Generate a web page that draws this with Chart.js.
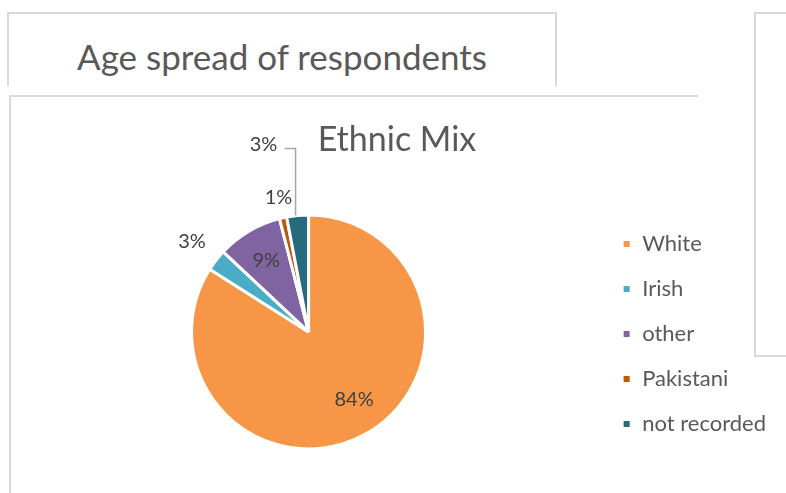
<!DOCTYPE html>
<html>
<head>
<meta charset="utf-8">
<script src="https://cdn.jsdelivr.net/npm/chart.js@4/dist/chart.umd.min.js"></script>
<style>
  html, body { margin: 0; padding: 0; background: #fff; overflow: hidden; }
  body { width: 786px; height: 493px; position: relative; font-family: Lato, sans-serif; }
  .frame { position: absolute; box-sizing: border-box; border: 2px solid #d9d9d9; }
  #back { left: 7px; top: 12px; width: 550px; height: 74px; border-bottom: none; }
  #back div { position: absolute; left: 0; right: 0; top: 21px; text-align: center; font-size: 35px; color: #595959; }
  #right { left: 754px; top: 12px; width: 60px; height: 345px; }
  #front { left: 9px; top: 95px; width: 689px; height: 430px; border-right: none; border-bottom: none; }
  #wrap { position: absolute; left: 10px; top: 96px; width: 776px; height: 397px; }
</style>
</head>
<body>
<div class="frame" id="back"><div>Age spread of respondents</div></div>
<div class="frame" id="right"></div>
<div class="frame" id="front"></div>
<div id="wrap"><canvas id="pie_chart"></canvas></div>
<script>
const categories = ['White', 'Irish', 'other', 'Pakistani', 'not recorded'];
const percents = [84, 3, 9, 1, 3];
const colors = ['#F79646', '#4BACC6', '#8064A2', '#C0580B', '#276A7C'];

// label placement for each slice: inside/outside (fraction of radius), small angle tweak in degrees
const labelPlacement = [
  { r: 0.70, a: -5 },
  { r: 1.26, a: 0 },
  { r: 0.71, a: 0 },
  { r: 1.18, a: 0 },
  { leader: true, dx: -34, dy: -71 }
];

const pieLabels = {
  id: 'pieLabels',
  afterDatasetsDraw(chart) {
    const ctx = chart.ctx;
    const meta = chart.getDatasetMeta(0);
    ctx.save();
    ctx.font = '20px Lato';
    ctx.fillStyle = '#404040';
    ctx.textAlign = 'center';
    ctx.textBaseline = 'middle';
    meta.data.forEach((arc, i) => {
      const p = arc.getProps(['x', 'y', 'startAngle', 'endAngle', 'outerRadius'], true);
      const mid = (p.startAngle + p.endAngle) / 2;
      const spec = labelPlacement[i];
      const text = percents[i] + '%';
      if (spec.leader) {
        const ox = p.x + Math.cos(mid) * p.outerRadius;
        const oy = p.y + Math.sin(mid) * p.outerRadius;
        const lx = ox + spec.dx, ly = oy + spec.dy;
        ctx.fillText(text, lx, ly);
        ctx.strokeStyle = '#a6a6a6';
        ctx.lineWidth = 1.5;
        ctx.beginPath();
        ctx.moveTo(lx + 21, ly + 4);
        ctx.lineTo(ox - 2, ly + 4);
        ctx.lineTo(ox - 2, oy);
        ctx.stroke();
      } else {
        const ang = mid + spec.a * Math.PI / 180;
        const x = p.x + Math.cos(ang) * p.outerRadius * spec.r;
        const y = p.y + Math.sin(ang) * p.outerRadius * spec.r;
        ctx.fillText(text, x, y);
      }
    });
    ctx.restore();
  }
};

const config = {
  type: 'pie',
  data: {
    labels: categories,
    datasets: [{
      data: percents,
      backgroundColor: colors,
      borderColor: '#ffffff',
      borderWidth: 3,
      hoverOffset: 0,
      radius: 117
    }]
  },
  options: {
    responsive: true,
    maintainAspectRatio: false,
    animation: false,
    layout: { padding: { left: 8, right: 10, top: 0, bottom: 35 } },
    plugins: {
      title: {
        display: true,
        text: 'Ethnic Mix',
        color: '#595959',
        font: { family: 'Lato', size: 34, weight: 'normal' },
        padding: { top: 24, bottom: 45 }
      },
      legend: {
        position: 'right',
        align: 'end',
        labels: {
          boxWidth: 9,
          boxHeight: 9,
          padding: 23,
          color: '#595959',
          font: { family: 'Lato', size: 22 }
        }
      },
      tooltip: { enabled: false }
    }
  },
  plugins: [pieLabels]
};

new Chart(document.getElementById('pie_chart').getContext('2d'), config);
</script>
</body>
</html>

────────

Leave out the pictures and restate everything else word for word.

TASK RESULT
Generate a web page that draws this with Chart.js.
<!DOCTYPE html>
<html>
<head>
<meta charset="utf-8">
<script src="https://cdn.jsdelivr.net/npm/chart.js@4/dist/chart.umd.min.js"></script>
<style>
  html, body { margin: 0; padding: 0; background: #fff; overflow: hidden; }
  body { width: 786px; height: 493px; position: relative; font-family: Lato, sans-serif; }
  .frame { position: absolute; box-sizing: border-box; border: 2px solid #d9d9d9; }
  #back { left: 7px; top: 12px; width: 550px; height: 74px; border-bottom: none; }
  #back div { position: absolute; left: 0; right: 0; top: 21px; text-align: center; font-size: 35px; color: #595959; }
  #right { left: 754px; top: 12px; width: 60px; height: 345px; }
  #front { left: 9px; top: 95px; width: 689px; height: 430px; border-right: none; border-bottom: none; }
  #wrap { position: absolute; left: 10px; top: 96px; width: 776px; height: 397px; }
</style>
</head>
<body>
<div class="frame" id="back"><div>Age spread of respondents</div></div>
<div class="frame" id="right"></div>
<div class="frame" id="front"></div>
<div id="wrap"><canvas id="pie_chart"></canvas></div>
<script>
const categories = ['White', 'Irish', 'other', 'Pakistani', 'not recorded'];
const percents = [84, 3, 9, 1, 3];
const colors = ['#F79646', '#4BACC6', '#8064A2', '#C0580B', '#276A7C'];

// label placement for each slice: inside/outside (fraction of radius), small angle tweak in degrees
const labelPlacement = [
  { r: 0.70, a: -5 },
  { r: 1.26, a: 0 },
  { r: 0.71, a: 0 },
  { r: 1.18, a: 0 },
  { leader: true, dx: -34, dy: -71 }
];

const pieLabels = {
  id: 'pieLabels',
  afterDatasetsDraw(chart) {
    const ctx = chart.ctx;
    const meta = chart.getDatasetMeta(0);
    ctx.save();
    ctx.font = '20px Lato';
    ctx.fillStyle = '#404040';
    ctx.textAlign = 'center';
    ctx.textBaseline = 'middle';
    meta.data.forEach((arc, i) => {
      const p = arc.getProps(['x', 'y', 'startAngle', 'endAngle', 'outerRadius'], true);
      const mid = (p.startAngle + p.endAngle) / 2;
      const spec = labelPlacement[i];
      const text = percents[i] + '%';
      if (spec.leader) {
        const ox = p.x + Math.cos(mid) * p.outerRadius;
        const oy = p.y + Math.sin(mid) * p.outerRadius;
        const lx = ox + spec.dx, ly = oy + spec.dy;
        ctx.fillText(text, lx, ly);
        ctx.strokeStyle = '#a6a6a6';
        ctx.lineWidth = 1.5;
        ctx.beginPath();
        ctx.moveTo(lx + 21, ly + 4);
        ctx.lineTo(ox - 2, ly + 4);
        ctx.lineTo(ox - 2, oy);
        ctx.stroke();
      } else {
        const ang = mid + spec.a * Math.PI / 180;
        const x = p.x + Math.cos(ang) * p.outerRadius * spec.r;
        const y = p.y + Math.sin(ang) * p.outerRadius * spec.r;
        ctx.fillText(text, x, y);
      }
    });
    ctx.restore();
  }
};

const config = {
  type: 'pie',
  data: {
    labels: categories,
    datasets: [{
      data: percents,
      backgroundColor: colors,
      borderColor: '#ffffff',
      borderWidth: 3,
      hoverOffset: 0,
      radius: 117
    }]
  },
  options: {
    responsive: true,
    maintainAspectRatio: false,
    animation: false,
    layout: { padding: { left: 8, right: 10, top: 0, bottom: 35 } },
    plugins: {
      title: {
        display: true,
        text: 'Ethnic Mix',
        color: '#595959',
        font: { family: 'Lato', size: 34, weight: 'normal' },
        padding: { top: 24, bottom: 45 }
      },
      legend: {
        position: 'right',
        align: 'end',
        labels: {
          boxWidth: 9,
          boxHeight: 9,
          padding: 23,
          color: '#595959',
          font: { family: 'Lato', size: 22 }
        }
      },
      tooltip: { enabled: false }
    }
  },
  plugins: [pieLabels]
};

new Chart(document.getElementById('pie_chart').getContext('2d'), config);
</script>
</body>
</html>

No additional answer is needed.